BigPetStore Product Generator
BigPetStore currently reads products from a JSON file. This approach was useful when in the initial development and validation work. The number of customer purchasing patterns BigPetStore can manifest depends on the number of products. Manually creating products is time intensive, however and limits what we can do with BigPetStore. To overcome this limitation, I came up with a strategy, which I’ll describe here, for enumerating products from a specification. I implemented the strategy discussed here and submitted it as a patch.
Product Category Basics
Products always belong to mutually-exclusive categories. Products within the same category are interchangeable. Thus, the API for creating product descriptions centers around a ProductCategoryBuilder
. Product categories include details such as the applicable species (so only owners with those species buy those particular products), the number of times a product is used per day, the average and variance of the amount of the product used per pet, parameters for determining when a product triggers a transaction and when a product is purchased within a transaction.
ProductCategoryBuilder builder = new ProductCategoryBuilder();
builder.addApplicableSpecies(PetSpecies.DOG);
builder.setCategory("dry dog food");
builder.setTriggerTransaction(true);
builder.setDailyUsageRate(2.0);
builder.setAmountUsedPetPetAverage(0.25);
builder.setAmountUsedPetPetVariance(0.1);
builder.setTriggerTransactionRate(2.0);
builder.setTriggerPurchaseRate(7.0);
Specifying Product Fields
The products themselves are generated by enumerating the Cartesian product of specified field values. With each field value, a sum term and a product term must be specified. The price for a given product is determined by first adding all the sum terms from its associated field values to the base price then multiplying by the product terms. The quantity
field is required as it is used for determining when a user will use up a product in addition to modifying the price to account for size of the product.
builder.setBasePrice(2.0);
builder.addPropertyValues("brand",
new ProductFieldValue("Wellfed", 0.0, 1.0),
new ProductFieldValue("Happy Pup", 0.67, 1.0),
new ProductFieldValue("Dog Days", 1.0, 1.0));
builder.addPropertyValues("flavor",
new ProductFieldValue("Chicken", 0.0, 1.0),
new ProductFieldValue("Pork", 0.0, 1.0),
new ProductFieldValue("Lamb & Rice", 0.0, 1.0),
new ProductFieldValue("Fish & Potato", 0.0, 1.0));
builder.addPropertyValues("organic",
new ProductFieldValue("true", 0.0, 1.25),
new ProductFieldValue("false", 0.0, 1.0));
builder.addPropertyValues("quantity",
new ProductFieldValue(4.5, 0.0, 4.5),
new ProductFieldValue(15.0, 0.0, 15.0),
new ProductFieldValue(30.0, 0.0, 30.0));
Filtering Products
Not all combinations of field values may yield valid products, however.

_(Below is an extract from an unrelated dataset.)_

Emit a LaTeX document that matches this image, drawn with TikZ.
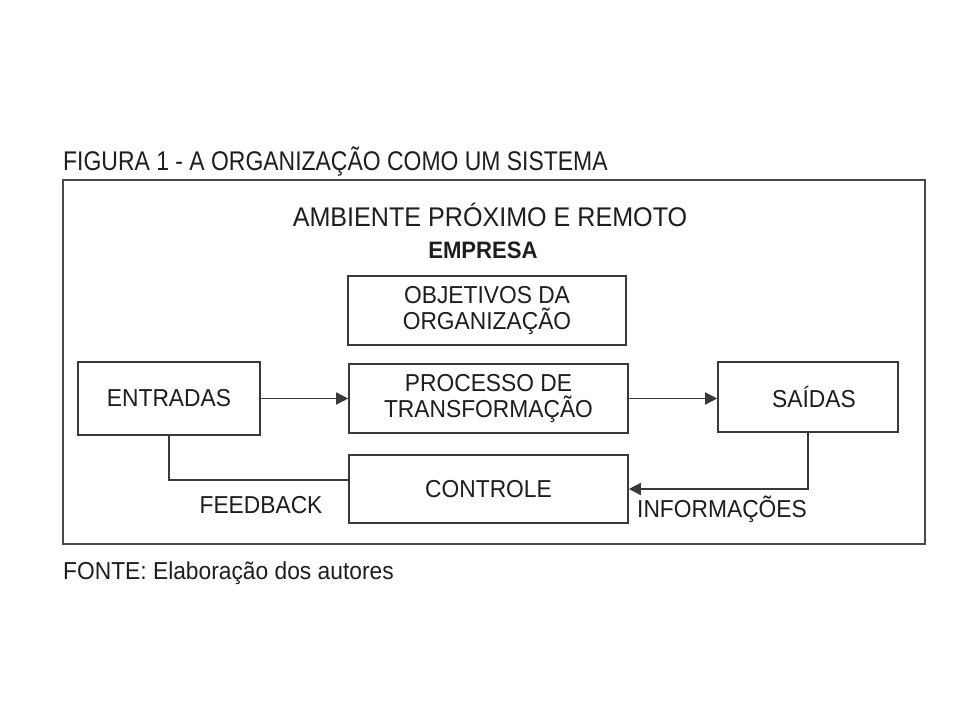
\documentclass[tikz,border=0pt]{standalone}
\usepackage{fontspec}
\setmainfont{Liberation Sans}
\newfontfamily\narrowfont[FakeStretch=0.85]{Liberation Sans}
\newfontfamily\boxfont[FakeStretch=0.93]{Liberation Sans}
\usetikzlibrary{arrows.meta}
\definecolor{linecol}{HTML}{3A3A3A}
\definecolor{framecol}{HTML}{4A4A4A}
\definecolor{txtcol}{HTML}{1E1E1E}
\begin{document}
\begin{tikzpicture}[x=1pt,y=-1pt,
  box/.style={draw=linecol, line width=1.6pt, align=center, text=txtcol,
    inner sep=0pt, font=\boxfont\fontsize{24.5}{25.5}\selectfont},
  conn/.style={draw=linecol, line width=1.5pt},
  tip/.style={-{Triangle[length=12pt,width=12pt]}},
  lbl/.style={text=txtcol, inner sep=0pt, font=\boxfont\fontsize{24.5}{25.5}\selectfont}]
\useasboundingbox[fill=white] (0,0) rectangle (960,720);
\node[text=txtcol, inner sep=0pt, anchor=west, font=\narrowfont\fontsize{27}{28}\selectfont] (title) at (63,162) {FIGURA 1 - A ORGANIZAÇÃO COMO UM SISTEMA};
\node[draw=framecol, line width=2pt, minimum width=862pt, minimum height=364pt, inner sep=0pt] (frame) at (494,362) {};
\node[text=txtcol, inner sep=0pt, font=\boxfont\fontsize{27}{28}\selectfont] (amb) at (490,215) {AMBIENTE PRÓXIMO E REMOTO};
\node[text=txtcol, inner sep=0pt, font=\boxfont\bfseries\fontsize{23.8}{25}\selectfont] (emp) at (483,250) {EMPRESA};
\node[box, minimum width=278pt, minimum height=69pt] (obj) at (487,310.5) {OBJETIVOS DA\\ORGANIZAÇÃO};
\node[box, minimum width=182pt, minimum height=73pt] (ent) at (169,398.5) {ENTRADAS};
\node[box, minimum width=279pt, minimum height=69pt] (proc) at (488.5,398.5) {PROCESSO DE\\TRANSFORMAÇÃO};
\node[box, minimum width=180pt, minimum height=70pt] (sai) at (808,397) {\hspace*{12pt}SAÍDAS};
\node[box, minimum width=279pt, minimum height=68pt] (ctrl) at (488.5,489) {CONTROLE};
\draw[conn,tip] (ent.east) -- (proc.west);
\draw[conn,tip] (proc.east) -- (proc.east -| sai.west);
\draw[conn] (ent.south) |- ([yshift=9pt]ctrl.west);
\draw[conn,tip] (sai.south) |- (ctrl.east);
\node[lbl] (fb) at (261,505) {FEEDBACK};
\node[lbl] (inf) at (722,509) {INFORMAÇÕES};
\node[text=txtcol, inner sep=0pt, anchor=west, font=\boxfont\fontsize{24.5}{25.5}\selectfont] (fonte) at (63,573) {FONTE: Elaboração dos autores};
\end{tikzpicture}
\end{document}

For example, a value brand of dog food may not use premium or organic ingredients. The product generator module provides a way of implementing exclusions through a Boolean algebra DSL. FieldPredicate
is used for matching on field values while AndRule
, OrRule
, and NotRule
can be used to produce combinations of values to exclude.
builder.addExclusionRule(new AndRule(
new FieldPredicate("brand", "Happy Pup"),
new FieldPredicate("organic", "true"));
builder.addExclusionRule(new AndRule(
new FieldPredicate("flavor", "Pork"),
new FieldPredicate("brand", "Dog Days"));
Lastly, once the products have been specified, the build()

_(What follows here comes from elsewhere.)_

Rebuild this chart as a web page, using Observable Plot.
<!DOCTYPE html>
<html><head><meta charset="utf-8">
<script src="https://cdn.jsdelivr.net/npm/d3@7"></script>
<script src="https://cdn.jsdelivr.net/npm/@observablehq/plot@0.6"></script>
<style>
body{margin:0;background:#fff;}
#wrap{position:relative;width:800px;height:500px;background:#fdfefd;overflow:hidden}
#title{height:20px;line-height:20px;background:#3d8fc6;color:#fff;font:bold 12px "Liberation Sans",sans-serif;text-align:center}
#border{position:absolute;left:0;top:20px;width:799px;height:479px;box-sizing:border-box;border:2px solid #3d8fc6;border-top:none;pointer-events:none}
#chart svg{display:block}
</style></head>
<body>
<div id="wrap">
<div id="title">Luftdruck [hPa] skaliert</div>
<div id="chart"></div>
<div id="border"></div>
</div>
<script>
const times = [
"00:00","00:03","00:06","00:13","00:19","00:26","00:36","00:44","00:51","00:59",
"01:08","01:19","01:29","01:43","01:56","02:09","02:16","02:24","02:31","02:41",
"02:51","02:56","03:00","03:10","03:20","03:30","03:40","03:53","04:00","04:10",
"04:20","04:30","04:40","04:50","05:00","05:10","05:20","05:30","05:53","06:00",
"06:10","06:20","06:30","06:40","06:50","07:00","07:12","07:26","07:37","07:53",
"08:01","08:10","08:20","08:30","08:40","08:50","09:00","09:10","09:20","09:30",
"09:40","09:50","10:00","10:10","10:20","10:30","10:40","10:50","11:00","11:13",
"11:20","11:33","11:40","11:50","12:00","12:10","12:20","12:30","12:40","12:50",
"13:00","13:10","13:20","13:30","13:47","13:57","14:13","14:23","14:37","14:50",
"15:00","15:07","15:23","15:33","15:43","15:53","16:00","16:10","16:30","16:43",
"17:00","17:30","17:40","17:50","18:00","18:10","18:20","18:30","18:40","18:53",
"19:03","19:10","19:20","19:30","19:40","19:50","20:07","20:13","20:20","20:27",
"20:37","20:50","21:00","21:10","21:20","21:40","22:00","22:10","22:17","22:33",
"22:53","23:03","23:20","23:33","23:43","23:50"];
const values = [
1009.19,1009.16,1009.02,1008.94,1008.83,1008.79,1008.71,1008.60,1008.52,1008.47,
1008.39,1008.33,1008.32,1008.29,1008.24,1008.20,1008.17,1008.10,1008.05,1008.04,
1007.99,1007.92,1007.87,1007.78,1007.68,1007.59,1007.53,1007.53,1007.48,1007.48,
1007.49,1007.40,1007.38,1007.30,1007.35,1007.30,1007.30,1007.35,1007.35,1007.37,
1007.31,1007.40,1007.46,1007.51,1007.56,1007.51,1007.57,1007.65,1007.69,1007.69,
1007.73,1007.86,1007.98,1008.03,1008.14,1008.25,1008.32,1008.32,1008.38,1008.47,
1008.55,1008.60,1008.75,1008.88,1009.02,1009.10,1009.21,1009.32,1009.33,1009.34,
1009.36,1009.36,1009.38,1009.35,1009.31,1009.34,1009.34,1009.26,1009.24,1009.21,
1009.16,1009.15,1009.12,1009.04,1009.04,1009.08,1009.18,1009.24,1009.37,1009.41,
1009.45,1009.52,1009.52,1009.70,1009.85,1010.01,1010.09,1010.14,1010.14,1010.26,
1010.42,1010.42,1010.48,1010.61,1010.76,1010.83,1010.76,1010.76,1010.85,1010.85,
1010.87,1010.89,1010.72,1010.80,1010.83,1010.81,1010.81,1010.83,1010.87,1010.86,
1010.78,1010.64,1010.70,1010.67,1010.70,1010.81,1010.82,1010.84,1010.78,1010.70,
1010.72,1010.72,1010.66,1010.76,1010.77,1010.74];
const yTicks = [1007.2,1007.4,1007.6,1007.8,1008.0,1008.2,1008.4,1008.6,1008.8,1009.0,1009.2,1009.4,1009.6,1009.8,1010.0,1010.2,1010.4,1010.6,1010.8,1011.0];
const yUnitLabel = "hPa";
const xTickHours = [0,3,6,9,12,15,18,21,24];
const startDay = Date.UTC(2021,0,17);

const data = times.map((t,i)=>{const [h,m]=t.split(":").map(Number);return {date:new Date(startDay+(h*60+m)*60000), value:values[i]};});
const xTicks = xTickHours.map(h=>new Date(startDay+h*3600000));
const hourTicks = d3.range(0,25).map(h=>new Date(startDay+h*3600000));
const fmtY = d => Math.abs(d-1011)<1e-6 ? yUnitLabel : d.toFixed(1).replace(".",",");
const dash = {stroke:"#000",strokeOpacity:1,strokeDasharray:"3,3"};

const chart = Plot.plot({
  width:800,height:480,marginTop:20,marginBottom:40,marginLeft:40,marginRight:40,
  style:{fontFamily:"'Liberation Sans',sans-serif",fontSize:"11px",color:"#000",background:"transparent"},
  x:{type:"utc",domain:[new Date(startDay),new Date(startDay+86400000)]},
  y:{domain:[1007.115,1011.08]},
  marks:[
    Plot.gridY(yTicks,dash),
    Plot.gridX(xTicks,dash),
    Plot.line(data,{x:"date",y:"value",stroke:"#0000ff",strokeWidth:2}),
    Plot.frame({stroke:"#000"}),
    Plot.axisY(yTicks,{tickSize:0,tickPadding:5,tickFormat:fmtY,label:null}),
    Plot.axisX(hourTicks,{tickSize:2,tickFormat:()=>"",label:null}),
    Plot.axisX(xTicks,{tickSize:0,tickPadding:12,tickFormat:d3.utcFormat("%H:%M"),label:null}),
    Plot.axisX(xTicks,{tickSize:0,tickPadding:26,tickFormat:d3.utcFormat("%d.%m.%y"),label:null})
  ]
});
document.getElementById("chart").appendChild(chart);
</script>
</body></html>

method can be used to generate a ProductCategory
object containing all the products.
ProductCategory dogFood = builder.build();
Future Work
Being able to generate products opens new opportunities for BigPetStore and helps us realize our goals of generating pattern-rich data. However, this also introduces a few challenges. First, parameterizing Markov Models is computationally expensive, which shows when we increase from 10 to 1200 products in a category. Anticipating that this would be a problem, I implemented the ability to generate purchasing profiles separately from customers so that purchasing profiles can be re-used. Nonetheless, alternative and more efficient approaches to model generation and evaluation are warranted.

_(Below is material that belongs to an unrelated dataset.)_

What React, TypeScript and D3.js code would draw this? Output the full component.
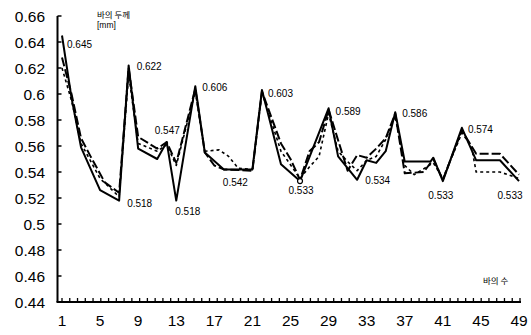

We also want to enable users to choose the size of the product space. I’m considering two approaches for this. I want to look into enabling dynamics plugins by embedding a scripting language such as Clojure or Groovy. This will allow users to choose between pre-supplied product specifications or extend the product space with their own specifications. Plugins also have the advantage of keeping configuration information separate from compiled code. The second approach would be to enable a sub-sampling approach which will allow the user to control how many of the products are generated. It may be possible to combine the approaches.